=== EXERCISE TASK ===
Identify and pull out each line of the entries in which "that" occurs.

=== RECORDS SHOWN ===
========================

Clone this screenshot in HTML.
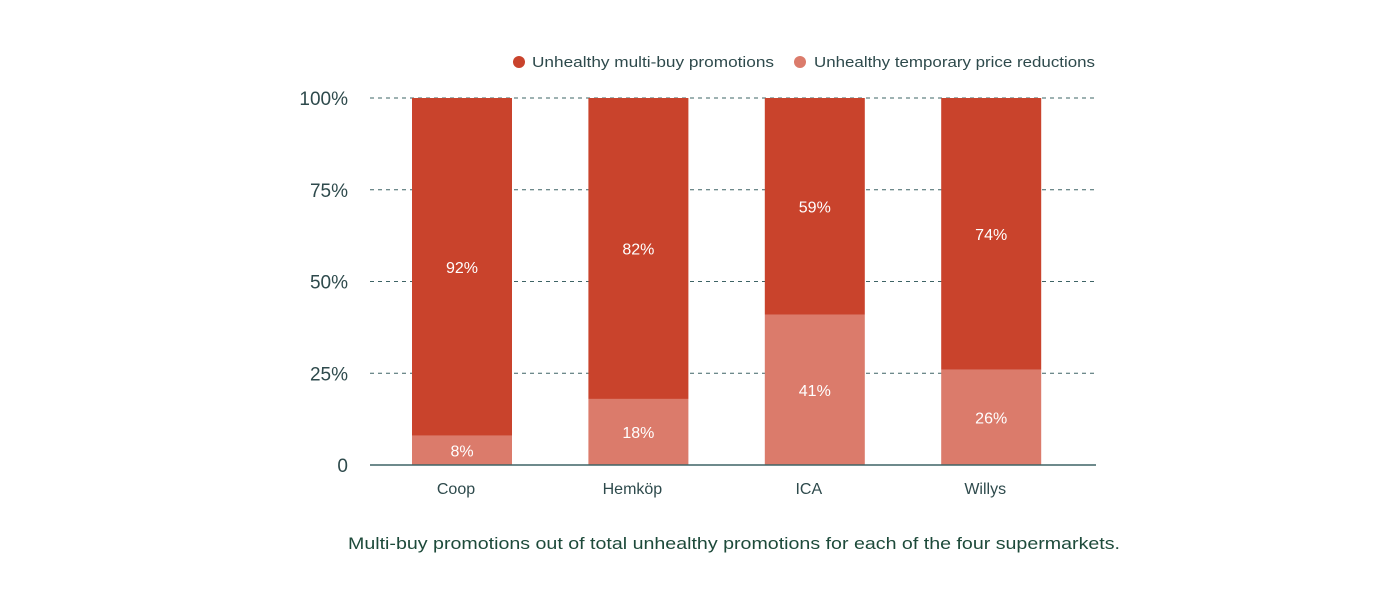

========================

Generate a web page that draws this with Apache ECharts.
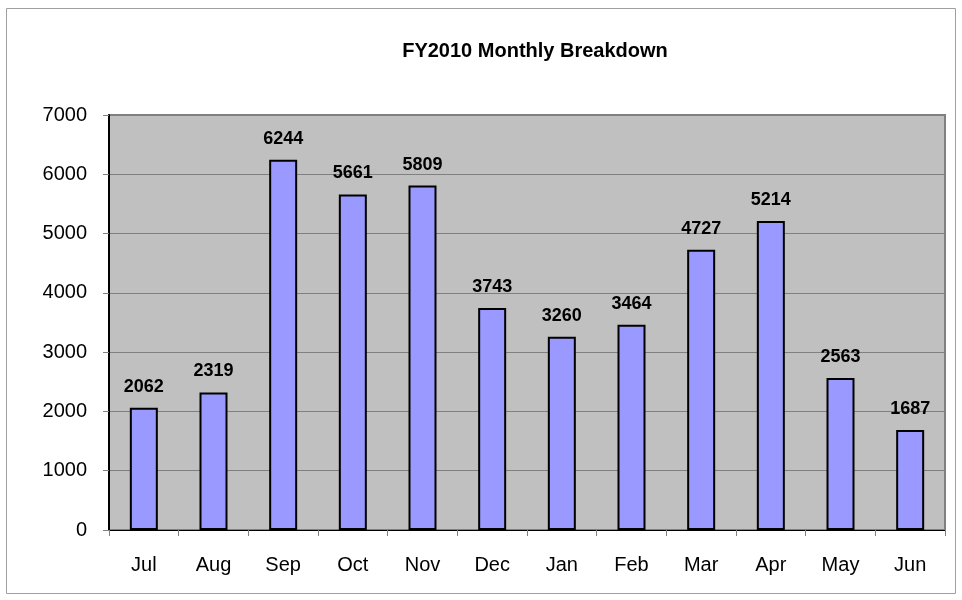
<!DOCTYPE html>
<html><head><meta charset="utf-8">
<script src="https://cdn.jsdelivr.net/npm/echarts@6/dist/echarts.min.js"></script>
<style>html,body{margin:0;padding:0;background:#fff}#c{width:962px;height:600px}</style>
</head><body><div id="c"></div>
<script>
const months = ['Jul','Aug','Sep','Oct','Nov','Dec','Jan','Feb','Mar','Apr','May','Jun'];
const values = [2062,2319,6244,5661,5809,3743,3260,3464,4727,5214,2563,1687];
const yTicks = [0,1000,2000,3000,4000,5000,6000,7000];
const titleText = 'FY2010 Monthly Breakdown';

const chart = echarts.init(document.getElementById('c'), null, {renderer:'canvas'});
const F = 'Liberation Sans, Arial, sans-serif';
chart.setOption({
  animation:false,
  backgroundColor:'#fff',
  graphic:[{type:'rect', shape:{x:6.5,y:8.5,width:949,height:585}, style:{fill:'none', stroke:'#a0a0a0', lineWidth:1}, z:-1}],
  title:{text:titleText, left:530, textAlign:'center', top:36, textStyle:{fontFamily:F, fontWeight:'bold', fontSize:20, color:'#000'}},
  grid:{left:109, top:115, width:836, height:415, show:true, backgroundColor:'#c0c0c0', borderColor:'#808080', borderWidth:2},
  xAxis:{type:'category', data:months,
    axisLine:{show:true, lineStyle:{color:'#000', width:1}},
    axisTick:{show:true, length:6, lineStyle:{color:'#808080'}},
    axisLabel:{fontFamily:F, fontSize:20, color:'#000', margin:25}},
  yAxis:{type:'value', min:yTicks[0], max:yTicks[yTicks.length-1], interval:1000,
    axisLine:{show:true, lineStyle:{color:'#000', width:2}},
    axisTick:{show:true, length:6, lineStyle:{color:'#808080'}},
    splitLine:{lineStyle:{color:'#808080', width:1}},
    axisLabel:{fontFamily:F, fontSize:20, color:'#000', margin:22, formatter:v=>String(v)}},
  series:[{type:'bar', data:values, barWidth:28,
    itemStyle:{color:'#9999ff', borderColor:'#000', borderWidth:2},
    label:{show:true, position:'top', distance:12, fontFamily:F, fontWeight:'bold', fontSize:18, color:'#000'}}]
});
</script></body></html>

========================

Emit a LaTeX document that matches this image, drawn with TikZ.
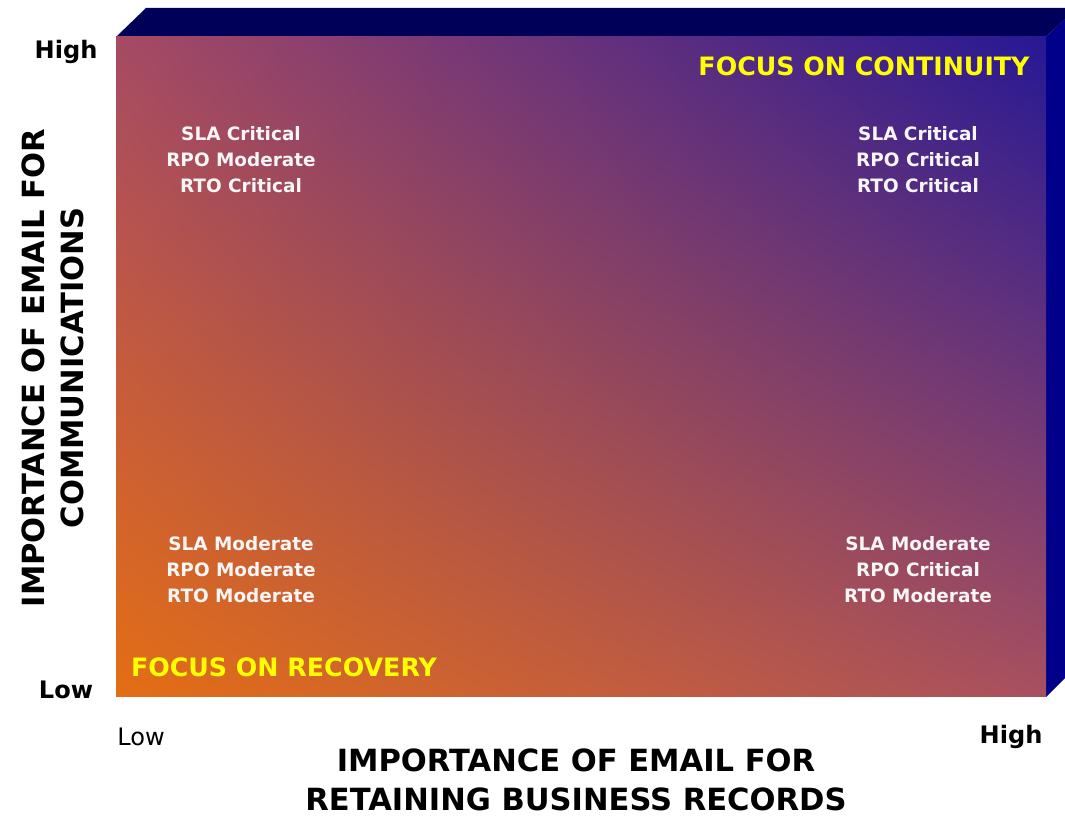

========================

=== ANSWER TO THE PROBLEM ===
Generate a web page that draws this with Apache ECharts.
Emit a LaTeX document that matches this image, drawn with TikZ.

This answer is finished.